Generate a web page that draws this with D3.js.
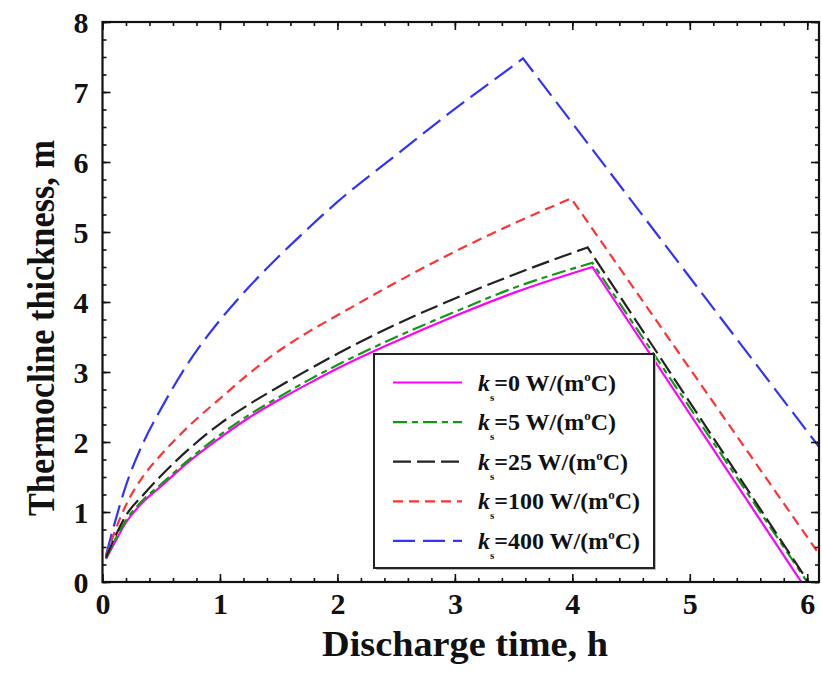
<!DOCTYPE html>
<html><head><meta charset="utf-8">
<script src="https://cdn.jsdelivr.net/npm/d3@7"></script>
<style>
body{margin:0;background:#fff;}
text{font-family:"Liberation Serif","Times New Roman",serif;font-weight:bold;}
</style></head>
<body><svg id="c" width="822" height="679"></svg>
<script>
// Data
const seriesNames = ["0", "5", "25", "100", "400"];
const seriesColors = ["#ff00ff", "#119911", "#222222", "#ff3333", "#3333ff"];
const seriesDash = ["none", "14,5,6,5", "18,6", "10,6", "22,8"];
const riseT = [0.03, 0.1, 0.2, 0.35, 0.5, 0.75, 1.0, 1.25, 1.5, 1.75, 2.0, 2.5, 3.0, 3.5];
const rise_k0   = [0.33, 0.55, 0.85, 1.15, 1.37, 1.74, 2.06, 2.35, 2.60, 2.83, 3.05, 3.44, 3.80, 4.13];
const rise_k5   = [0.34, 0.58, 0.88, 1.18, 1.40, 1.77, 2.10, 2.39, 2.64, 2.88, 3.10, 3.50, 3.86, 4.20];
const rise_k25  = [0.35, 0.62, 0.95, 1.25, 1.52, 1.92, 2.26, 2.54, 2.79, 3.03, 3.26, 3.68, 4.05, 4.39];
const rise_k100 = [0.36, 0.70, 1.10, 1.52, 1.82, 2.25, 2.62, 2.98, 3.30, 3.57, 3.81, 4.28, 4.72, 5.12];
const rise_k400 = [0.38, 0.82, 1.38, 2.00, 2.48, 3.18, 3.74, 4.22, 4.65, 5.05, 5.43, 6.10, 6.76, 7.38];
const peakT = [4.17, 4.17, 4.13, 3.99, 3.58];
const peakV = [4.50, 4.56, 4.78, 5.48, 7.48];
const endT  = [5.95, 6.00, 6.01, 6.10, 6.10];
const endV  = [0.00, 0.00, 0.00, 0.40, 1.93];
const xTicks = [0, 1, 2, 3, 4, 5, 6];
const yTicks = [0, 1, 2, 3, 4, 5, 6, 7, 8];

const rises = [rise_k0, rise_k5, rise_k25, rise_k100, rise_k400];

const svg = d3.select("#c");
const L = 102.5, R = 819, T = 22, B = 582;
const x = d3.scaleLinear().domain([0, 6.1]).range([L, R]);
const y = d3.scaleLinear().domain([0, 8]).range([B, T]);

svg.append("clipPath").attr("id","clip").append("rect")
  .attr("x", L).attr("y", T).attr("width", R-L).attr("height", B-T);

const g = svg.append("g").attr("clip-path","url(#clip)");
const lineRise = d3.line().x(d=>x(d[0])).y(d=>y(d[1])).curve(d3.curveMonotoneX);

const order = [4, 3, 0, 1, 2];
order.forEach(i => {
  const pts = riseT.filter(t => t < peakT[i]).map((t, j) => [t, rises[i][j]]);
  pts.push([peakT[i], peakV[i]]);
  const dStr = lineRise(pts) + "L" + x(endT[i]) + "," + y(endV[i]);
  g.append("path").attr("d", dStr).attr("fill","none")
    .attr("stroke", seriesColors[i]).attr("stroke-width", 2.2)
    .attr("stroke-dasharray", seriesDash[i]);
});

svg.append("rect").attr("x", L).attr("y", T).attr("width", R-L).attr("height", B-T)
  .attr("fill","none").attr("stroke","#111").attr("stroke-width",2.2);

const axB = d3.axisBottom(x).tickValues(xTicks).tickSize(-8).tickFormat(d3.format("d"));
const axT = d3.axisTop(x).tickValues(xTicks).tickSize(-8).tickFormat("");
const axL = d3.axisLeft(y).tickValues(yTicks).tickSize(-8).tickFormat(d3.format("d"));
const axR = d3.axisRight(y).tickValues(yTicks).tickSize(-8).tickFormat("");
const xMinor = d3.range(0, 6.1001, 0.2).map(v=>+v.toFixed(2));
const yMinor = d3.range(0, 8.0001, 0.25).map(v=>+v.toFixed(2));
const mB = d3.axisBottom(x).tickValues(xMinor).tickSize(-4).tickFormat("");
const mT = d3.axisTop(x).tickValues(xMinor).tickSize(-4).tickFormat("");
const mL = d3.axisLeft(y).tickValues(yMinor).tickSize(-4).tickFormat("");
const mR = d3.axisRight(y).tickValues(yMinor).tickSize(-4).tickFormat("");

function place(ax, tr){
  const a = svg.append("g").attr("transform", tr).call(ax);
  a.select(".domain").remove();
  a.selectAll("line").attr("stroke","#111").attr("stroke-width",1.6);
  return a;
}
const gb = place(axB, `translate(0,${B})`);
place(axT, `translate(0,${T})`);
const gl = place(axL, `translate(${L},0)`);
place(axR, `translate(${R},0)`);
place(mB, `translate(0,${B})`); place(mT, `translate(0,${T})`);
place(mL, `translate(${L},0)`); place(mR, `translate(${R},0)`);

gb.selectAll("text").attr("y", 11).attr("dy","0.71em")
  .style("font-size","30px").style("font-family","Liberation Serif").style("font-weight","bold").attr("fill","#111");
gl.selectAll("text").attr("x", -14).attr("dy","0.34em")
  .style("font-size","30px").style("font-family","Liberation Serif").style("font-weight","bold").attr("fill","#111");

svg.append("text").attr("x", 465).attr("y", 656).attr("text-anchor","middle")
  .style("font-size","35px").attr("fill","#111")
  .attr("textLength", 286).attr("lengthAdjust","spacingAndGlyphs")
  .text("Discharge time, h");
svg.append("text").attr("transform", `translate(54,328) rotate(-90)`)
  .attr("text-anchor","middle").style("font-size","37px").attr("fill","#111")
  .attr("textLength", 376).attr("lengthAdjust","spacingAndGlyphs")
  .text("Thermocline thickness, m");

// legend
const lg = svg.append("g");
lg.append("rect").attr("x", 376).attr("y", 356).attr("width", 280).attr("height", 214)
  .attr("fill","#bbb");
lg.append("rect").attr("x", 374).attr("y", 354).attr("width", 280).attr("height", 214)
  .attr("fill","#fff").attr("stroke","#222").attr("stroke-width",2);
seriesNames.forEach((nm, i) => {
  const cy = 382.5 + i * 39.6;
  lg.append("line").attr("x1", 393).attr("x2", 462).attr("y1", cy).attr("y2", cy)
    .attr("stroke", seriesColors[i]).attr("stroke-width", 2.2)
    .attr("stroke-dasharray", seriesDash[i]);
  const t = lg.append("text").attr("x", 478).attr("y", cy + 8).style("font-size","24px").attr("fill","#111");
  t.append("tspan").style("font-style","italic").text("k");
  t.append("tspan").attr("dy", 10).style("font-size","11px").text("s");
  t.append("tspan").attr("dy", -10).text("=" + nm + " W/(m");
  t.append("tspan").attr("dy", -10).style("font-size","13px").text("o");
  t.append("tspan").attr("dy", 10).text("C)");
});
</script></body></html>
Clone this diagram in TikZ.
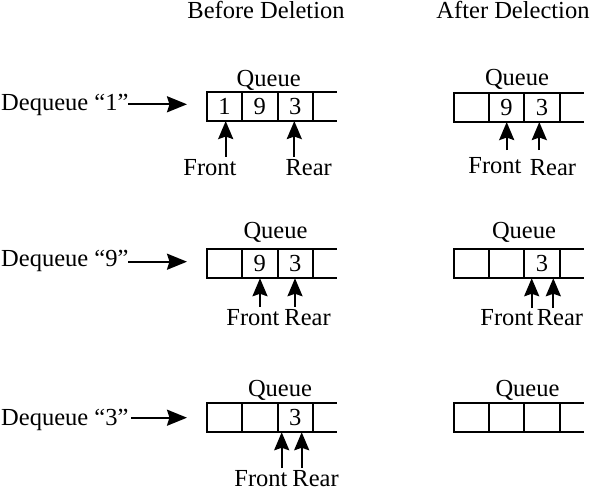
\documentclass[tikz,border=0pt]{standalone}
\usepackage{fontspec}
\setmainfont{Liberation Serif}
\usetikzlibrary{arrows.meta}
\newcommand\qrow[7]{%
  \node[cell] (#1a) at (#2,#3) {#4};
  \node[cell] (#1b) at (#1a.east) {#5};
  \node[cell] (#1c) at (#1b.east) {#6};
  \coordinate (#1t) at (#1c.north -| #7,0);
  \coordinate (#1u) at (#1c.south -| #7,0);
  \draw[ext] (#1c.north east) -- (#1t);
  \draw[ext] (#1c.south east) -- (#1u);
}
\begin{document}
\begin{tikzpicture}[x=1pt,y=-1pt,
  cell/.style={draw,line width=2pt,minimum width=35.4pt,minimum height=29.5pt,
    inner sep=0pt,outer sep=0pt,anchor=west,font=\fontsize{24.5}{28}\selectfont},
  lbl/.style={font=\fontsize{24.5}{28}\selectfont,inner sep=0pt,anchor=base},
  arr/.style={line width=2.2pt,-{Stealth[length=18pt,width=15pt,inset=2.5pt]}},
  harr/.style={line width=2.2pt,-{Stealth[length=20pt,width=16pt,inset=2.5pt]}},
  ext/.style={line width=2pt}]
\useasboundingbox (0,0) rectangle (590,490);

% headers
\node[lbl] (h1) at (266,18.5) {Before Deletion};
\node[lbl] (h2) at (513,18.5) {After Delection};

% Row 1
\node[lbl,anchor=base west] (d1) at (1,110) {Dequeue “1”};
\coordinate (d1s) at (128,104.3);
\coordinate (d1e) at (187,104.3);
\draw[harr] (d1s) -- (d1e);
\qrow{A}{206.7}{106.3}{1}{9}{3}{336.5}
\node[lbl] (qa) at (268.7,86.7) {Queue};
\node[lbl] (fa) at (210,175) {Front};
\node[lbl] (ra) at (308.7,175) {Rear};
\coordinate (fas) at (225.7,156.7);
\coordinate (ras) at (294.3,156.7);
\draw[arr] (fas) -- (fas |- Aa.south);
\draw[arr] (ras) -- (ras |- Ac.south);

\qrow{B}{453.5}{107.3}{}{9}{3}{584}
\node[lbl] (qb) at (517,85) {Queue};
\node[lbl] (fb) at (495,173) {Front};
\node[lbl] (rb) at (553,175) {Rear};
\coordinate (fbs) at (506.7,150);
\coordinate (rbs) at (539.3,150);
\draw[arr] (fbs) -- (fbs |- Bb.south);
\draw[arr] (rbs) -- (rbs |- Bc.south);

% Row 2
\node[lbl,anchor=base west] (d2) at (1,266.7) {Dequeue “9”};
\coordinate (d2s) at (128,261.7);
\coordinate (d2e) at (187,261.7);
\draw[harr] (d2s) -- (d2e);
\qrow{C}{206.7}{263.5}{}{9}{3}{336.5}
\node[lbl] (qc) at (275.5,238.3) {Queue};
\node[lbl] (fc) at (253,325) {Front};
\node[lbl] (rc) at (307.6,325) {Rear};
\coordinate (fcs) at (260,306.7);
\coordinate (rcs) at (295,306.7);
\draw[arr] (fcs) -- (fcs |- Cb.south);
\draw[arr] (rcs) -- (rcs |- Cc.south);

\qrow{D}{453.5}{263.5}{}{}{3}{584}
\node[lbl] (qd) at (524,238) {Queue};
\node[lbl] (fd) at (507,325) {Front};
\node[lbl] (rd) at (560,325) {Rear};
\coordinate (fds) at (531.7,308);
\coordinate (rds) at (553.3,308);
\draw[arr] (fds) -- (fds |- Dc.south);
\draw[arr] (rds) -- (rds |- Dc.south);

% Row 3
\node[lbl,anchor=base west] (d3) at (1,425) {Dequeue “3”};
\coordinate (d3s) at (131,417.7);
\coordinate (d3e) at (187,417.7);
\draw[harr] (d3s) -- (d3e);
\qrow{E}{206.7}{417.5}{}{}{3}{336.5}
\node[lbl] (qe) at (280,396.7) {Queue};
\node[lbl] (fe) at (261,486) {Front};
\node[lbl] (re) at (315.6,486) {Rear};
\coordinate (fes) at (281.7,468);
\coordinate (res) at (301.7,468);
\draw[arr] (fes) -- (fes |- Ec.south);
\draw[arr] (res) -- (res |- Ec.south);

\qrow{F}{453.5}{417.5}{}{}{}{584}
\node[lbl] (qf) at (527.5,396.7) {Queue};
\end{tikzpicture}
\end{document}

####

● The exercise: Pictures are excluded. Repeat exactly the lines from the one containing "Clone this diagram in TikZ." to the one containing "(rbs |- Bc.south);", inclusive.

● Response below:
Clone this diagram in TikZ.
\documentclass[tikz,border=0pt]{standalone}
\usepackage{fontspec}
\setmainfont{Liberation Serif}
\usetikzlibrary{arrows.meta}
\newcommand\qrow[7]{%
  \node[cell] (#1a) at (#2,#3) {#4};
  \node[cell] (#1b) at (#1a.east) {#5};
  \node[cell] (#1c) at (#1b.east) {#6};
  \coordinate (#1t) at (#1c.north -| #7,0);
  \coordinate (#1u) at (#1c.south -| #7,0);
  \draw[ext] (#1c.north east) -- (#1t);
  \draw[ext] (#1c.south east) -- (#1u);
}
\begin{document}
\begin{tikzpicture}[x=1pt,y=-1pt,
  cell/.style={draw,line width=2pt,minimum width=35.4pt,minimum height=29.5pt,
    inner sep=0pt,outer sep=0pt,anchor=west,font=\fontsize{24.5}{28}\selectfont},
  lbl/.style={font=\fontsize{24.5}{28}\selectfont,inner sep=0pt,anchor=base},
  arr/.style={line width=2.2pt,-{Stealth[length=18pt,width=15pt,inset=2.5pt]}},
  harr/.style={line width=2.2pt,-{Stealth[length=20pt,width=16pt,inset=2.5pt]}},
  ext/.style={line width=2pt}]
\useasboundingbox (0,0) rectangle (590,490);

% headers
\node[lbl] (h1) at (266,18.5) {Before Deletion};
\node[lbl] (h2) at (513,18.5) {After Delection};

% Row 1
\node[lbl,anchor=base west] (d1) at (1,110) {Dequeue “1”};
\coordinate (d1s) at (128,104.3);
\coordinate (d1e) at (187,104.3);
\draw[harr] (d1s) -- (d1e);
\qrow{A}{206.7}{106.3}{1}{9}{3}{336.5}
\node[lbl] (qa) at (268.7,86.7) {Queue};
\node[lbl] (fa) at (210,175) {Front};
\node[lbl] (ra) at (308.7,175) {Rear};
\coordinate (fas) at (225.7,156.7);
\coordinate (ras) at (294.3,156.7);
\draw[arr] (fas) -- (fas |- Aa.south);
\draw[arr] (ras) -- (ras |- Ac.south);

\qrow{B}{453.5}{107.3}{}{9}{3}{584}
\node[lbl] (qb) at (517,85) {Queue};
\node[lbl] (fb) at (495,173) {Front};
\node[lbl] (rb) at (553,175) {Rear};
\coordinate (fbs) at (506.7,150);
\coordinate (rbs) at (539.3,150);
\draw[arr] (fbs) -- (fbs |- Bb.south);
\draw[arr] (rbs) -- (rbs |- Bc.south);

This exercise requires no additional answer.